__Material for this exercise__:
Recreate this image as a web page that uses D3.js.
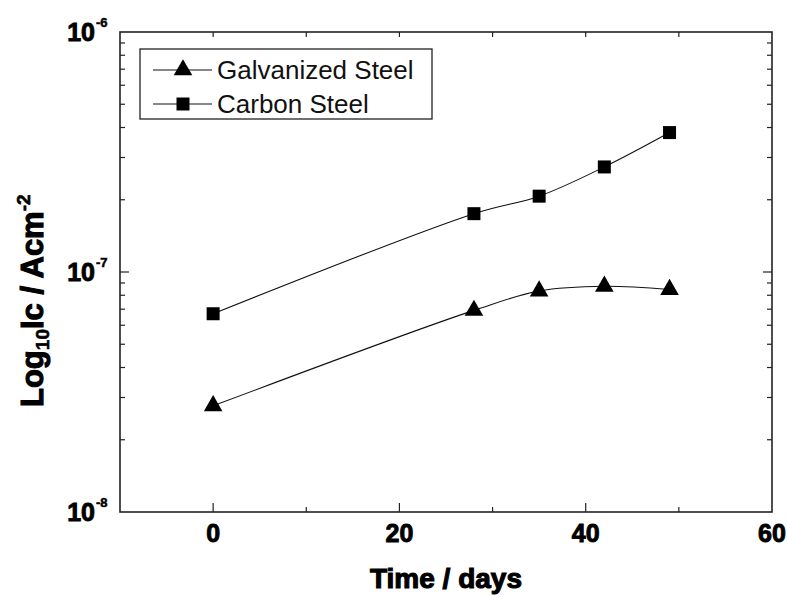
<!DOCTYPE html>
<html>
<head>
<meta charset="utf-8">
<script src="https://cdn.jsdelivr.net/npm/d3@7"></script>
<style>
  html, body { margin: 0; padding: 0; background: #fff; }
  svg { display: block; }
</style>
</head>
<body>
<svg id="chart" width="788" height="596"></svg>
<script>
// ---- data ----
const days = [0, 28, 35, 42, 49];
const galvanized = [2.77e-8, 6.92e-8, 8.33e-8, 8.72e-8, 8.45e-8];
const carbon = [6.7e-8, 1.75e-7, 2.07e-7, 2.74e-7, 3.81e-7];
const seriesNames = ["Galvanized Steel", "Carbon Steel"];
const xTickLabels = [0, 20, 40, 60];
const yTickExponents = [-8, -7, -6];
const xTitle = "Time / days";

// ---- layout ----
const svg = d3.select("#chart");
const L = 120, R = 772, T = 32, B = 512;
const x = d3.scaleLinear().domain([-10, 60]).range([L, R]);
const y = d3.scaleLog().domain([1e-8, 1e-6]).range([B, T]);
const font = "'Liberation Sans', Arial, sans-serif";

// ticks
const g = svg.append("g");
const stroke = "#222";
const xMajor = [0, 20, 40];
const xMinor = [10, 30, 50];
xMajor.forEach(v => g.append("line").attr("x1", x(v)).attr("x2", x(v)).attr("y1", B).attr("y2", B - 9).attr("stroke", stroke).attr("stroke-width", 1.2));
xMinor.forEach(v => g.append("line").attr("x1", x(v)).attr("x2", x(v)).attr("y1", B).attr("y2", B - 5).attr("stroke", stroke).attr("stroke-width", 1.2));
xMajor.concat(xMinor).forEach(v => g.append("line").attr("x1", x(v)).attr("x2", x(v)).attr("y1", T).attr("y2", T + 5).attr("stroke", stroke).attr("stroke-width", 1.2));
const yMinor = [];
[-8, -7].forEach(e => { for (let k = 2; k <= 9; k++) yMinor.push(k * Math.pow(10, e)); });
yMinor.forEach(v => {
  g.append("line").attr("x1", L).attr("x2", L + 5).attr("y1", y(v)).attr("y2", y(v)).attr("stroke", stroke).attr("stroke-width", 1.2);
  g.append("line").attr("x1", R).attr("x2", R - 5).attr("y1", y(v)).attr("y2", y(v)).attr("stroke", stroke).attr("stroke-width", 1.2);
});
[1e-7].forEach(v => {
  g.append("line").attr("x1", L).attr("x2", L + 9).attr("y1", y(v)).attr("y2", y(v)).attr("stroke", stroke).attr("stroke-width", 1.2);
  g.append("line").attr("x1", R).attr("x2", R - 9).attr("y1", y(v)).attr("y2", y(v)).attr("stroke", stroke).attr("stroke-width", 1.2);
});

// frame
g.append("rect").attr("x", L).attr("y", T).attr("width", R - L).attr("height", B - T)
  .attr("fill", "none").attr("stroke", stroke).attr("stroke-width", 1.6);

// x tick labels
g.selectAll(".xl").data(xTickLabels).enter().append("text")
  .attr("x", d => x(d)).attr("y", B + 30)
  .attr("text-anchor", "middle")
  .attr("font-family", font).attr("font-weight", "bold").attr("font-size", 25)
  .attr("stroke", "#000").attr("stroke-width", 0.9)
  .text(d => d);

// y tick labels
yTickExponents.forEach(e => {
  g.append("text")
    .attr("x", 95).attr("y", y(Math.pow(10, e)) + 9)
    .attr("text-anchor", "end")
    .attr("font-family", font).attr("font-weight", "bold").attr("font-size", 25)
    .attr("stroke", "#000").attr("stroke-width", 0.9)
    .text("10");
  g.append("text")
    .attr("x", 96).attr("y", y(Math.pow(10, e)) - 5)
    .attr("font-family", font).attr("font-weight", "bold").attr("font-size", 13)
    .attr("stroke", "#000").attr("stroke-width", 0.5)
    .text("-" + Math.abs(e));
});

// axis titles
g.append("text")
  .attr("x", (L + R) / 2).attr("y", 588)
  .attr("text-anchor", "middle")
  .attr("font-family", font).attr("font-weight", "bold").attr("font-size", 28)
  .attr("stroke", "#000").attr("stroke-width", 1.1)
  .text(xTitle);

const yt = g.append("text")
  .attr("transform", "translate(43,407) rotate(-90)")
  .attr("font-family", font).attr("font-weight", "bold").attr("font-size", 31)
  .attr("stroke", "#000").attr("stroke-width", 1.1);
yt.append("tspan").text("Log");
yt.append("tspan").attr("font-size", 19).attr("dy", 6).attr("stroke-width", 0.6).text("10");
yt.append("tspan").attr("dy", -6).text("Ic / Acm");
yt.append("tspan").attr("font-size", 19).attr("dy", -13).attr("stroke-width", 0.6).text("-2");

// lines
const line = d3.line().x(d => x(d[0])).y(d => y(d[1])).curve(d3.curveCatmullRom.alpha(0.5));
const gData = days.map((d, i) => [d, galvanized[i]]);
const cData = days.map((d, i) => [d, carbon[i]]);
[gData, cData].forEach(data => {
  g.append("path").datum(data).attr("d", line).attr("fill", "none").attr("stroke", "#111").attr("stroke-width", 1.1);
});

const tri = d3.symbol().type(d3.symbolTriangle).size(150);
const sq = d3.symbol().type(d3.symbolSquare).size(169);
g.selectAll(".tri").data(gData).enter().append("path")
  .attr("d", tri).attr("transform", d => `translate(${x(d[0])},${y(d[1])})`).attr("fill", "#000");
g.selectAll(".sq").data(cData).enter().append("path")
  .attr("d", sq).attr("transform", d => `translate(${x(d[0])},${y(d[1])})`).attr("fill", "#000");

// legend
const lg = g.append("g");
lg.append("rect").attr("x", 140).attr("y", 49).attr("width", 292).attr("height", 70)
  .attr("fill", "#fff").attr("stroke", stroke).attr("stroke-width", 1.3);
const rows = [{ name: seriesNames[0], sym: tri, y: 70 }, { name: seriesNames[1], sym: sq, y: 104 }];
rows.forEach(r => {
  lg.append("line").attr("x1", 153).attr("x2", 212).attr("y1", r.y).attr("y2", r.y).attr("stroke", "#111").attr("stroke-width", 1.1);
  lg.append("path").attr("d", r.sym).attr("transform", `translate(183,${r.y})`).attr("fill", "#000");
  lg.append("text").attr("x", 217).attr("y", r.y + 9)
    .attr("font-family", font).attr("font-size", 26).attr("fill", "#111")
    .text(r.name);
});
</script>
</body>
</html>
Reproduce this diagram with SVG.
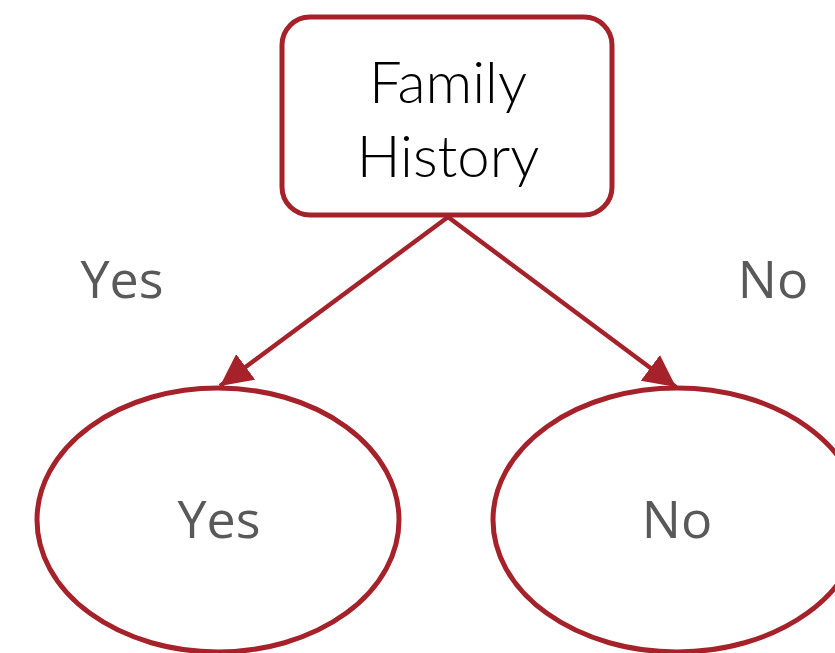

__Exercise goal__:
All of the data needs repeating exactly, but the pictures do not.

__Output of the task__:
Recreate this image as a web page that uses D3.js.
<!DOCTYPE html>
<html>
<head>
<meta charset="utf-8">
<script src="https://cdn.jsdelivr.net/npm/d3@7"></script>
<style>
  html, body { margin: 0; padding: 0; background: #fff; }
  svg { display: block; }
</style>
</head>
<body>
<svg id="chart" width="788" height="596"></svg>
<script>
// ---- data ----
const days = [0, 28, 35, 42, 49];
const galvanized = [2.77e-8, 6.92e-8, 8.33e-8, 8.72e-8, 8.45e-8];
const carbon = [6.7e-8, 1.75e-7, 2.07e-7, 2.74e-7, 3.81e-7];
const seriesNames = ["Galvanized Steel", "Carbon Steel"];
const xTickLabels = [0, 20, 40, 60];
const yTickExponents = [-8, -7, -6];
const xTitle = "Time / days";

// ---- layout ----
const svg = d3.select("#chart");
const L = 120, R = 772, T = 32, B = 512;
const x = d3.scaleLinear().domain([-10, 60]).range([L, R]);
const y = d3.scaleLog().domain([1e-8, 1e-6]).range([B, T]);
const font = "'Liberation Sans', Arial, sans-serif";

// ticks
const g = svg.append("g");
const stroke = "#222";
const xMajor = [0, 20, 40];
const xMinor = [10, 30, 50];
xMajor.forEach(v => g.append("line").attr("x1", x(v)).attr("x2", x(v)).attr("y1", B).attr("y2", B - 9).attr("stroke", stroke).attr("stroke-width", 1.2));
xMinor.forEach(v => g.append("line").attr("x1", x(v)).attr("x2", x(v)).attr("y1", B).attr("y2", B - 5).attr("stroke", stroke).attr("stroke-width", 1.2));
xMajor.concat(xMinor).forEach(v => g.append("line").attr("x1", x(v)).attr("x2", x(v)).attr("y1", T).attr("y2", T + 5).attr("stroke", stroke).attr("stroke-width", 1.2));
const yMinor = [];
[-8, -7].forEach(e => { for (let k = 2; k <= 9; k++) yMinor.push(k * Math.pow(10, e)); });
yMinor.forEach(v => {
  g.append("line").attr("x1", L).attr("x2", L + 5).attr("y1", y(v)).attr("y2", y(v)).attr("stroke", stroke).attr("stroke-width", 1.2);
  g.append("line").attr("x1", R).attr("x2", R - 5).attr("y1", y(v)).attr("y2", y(v)).attr("stroke", stroke).attr("stroke-width", 1.2);
});
[1e-7].forEach(v => {
  g.append("line").attr("x1", L).attr("x2", L + 9).attr("y1", y(v)).attr("y2", y(v)).attr("stroke", stroke).attr("stroke-width", 1.2);
  g.append("line").attr("x1", R).attr("x2", R - 9).attr("y1", y(v)).attr("y2", y(v)).attr("stroke", stroke).attr("stroke-width", 1.2);
});

// frame
g.append("rect").attr("x", L).attr("y", T).attr("width", R - L).attr("height", B - T)
  .attr("fill", "none").attr("stroke", stroke).attr("stroke-width", 1.6);

// x tick labels
g.selectAll(".xl").data(xTickLabels).enter().append("text")
  .attr("x", d => x(d)).attr("y", B + 30)
  .attr("text-anchor", "middle")
  .attr("font-family", font).attr("font-weight", "bold").attr("font-size", 25)
  .attr("stroke", "#000").attr("stroke-width", 0.9)
  .text(d => d);

// y tick labels
yTickExponents.forEach(e => {
  g.append("text")
    .attr("x", 95).attr("y", y(Math.pow(10, e)) + 9)
    .attr("text-anchor", "end")
    .attr("font-family", font).attr("font-weight", "bold").attr("font-size", 25)
    .attr("stroke", "#000").attr("stroke-width", 0.9)
    .text("10");
  g.append("text")
    .attr("x", 96).attr("y", y(Math.pow(10, e)) - 5)
    .attr("font-family", font).attr("font-weight", "bold").attr("font-size", 13)
    .attr("stroke", "#000").attr("stroke-width", 0.5)
    .text("-" + Math.abs(e));
});

// axis titles
g.append("text")
  .attr("x", (L + R) / 2).attr("y", 588)
  .attr("text-anchor", "middle")
  .attr("font-family", font).attr("font-weight", "bold").attr("font-size", 28)
  .attr("stroke", "#000").attr("stroke-width", 1.1)
  .text(xTitle);

const yt = g.append("text")
  .attr("transform", "translate(43,407) rotate(-90)")
  .attr("font-family", font).attr("font-weight", "bold").attr("font-size", 31)
  .attr("stroke", "#000").attr("stroke-width", 1.1);
yt.append("tspan").text("Log");
yt.append("tspan").attr("font-size", 19).attr("dy", 6).attr("stroke-width", 0.6).text("10");
yt.append("tspan").attr("dy", -6).text("Ic / Acm");
yt.append("tspan").attr("font-size", 19).attr("dy", -13).attr("stroke-width", 0.6).text("-2");

// lines
const line = d3.line().x(d => x(d[0])).y(d => y(d[1])).curve(d3.curveCatmullRom.alpha(0.5));
const gData = days.map((d, i) => [d, galvanized[i]]);
const cData = days.map((d, i) => [d, carbon[i]]);
[gData, cData].forEach(data => {
  g.append("path").datum(data).attr("d", line).attr("fill", "none").attr("stroke", "#111").attr("stroke-width", 1.1);
});

const tri = d3.symbol().type(d3.symbolTriangle).size(150);
const sq = d3.symbol().type(d3.symbolSquare).size(169);
g.selectAll(".tri").data(gData).enter().append("path")
  .attr("d", tri).attr("transform", d => `translate(${x(d[0])},${y(d[1])})`).attr("fill", "#000");
g.selectAll(".sq").data(cData).enter().append("path")
  .attr("d", sq).attr("transform", d => `translate(${x(d[0])},${y(d[1])})`).attr("fill", "#000");

// legend
const lg = g.append("g");
lg.append("rect").attr("x", 140).attr("y", 49).attr("width", 292).attr("height", 70)
  .attr("fill", "#fff").attr("stroke", stroke).attr("stroke-width", 1.3);
const rows = [{ name: seriesNames[0], sym: tri, y: 70 }, { name: seriesNames[1], sym: sq, y: 104 }];
rows.forEach(r => {
  lg.append("line").attr("x1", 153).attr("x2", 212).attr("y1", r.y).attr("y2", r.y).attr("stroke", "#111").attr("stroke-width", 1.1);
  lg.append("path").attr("d", r.sym).attr("transform", `translate(183,${r.y})`).attr("fill", "#000");
  lg.append("text").attr("x", 217).attr("y", r.y + 9)
    .attr("font-family", font).attr("font-size", 26).attr("fill", "#111")
    .text(r.name);
});
</script>
</body>
</html>
Reproduce this diagram with SVG.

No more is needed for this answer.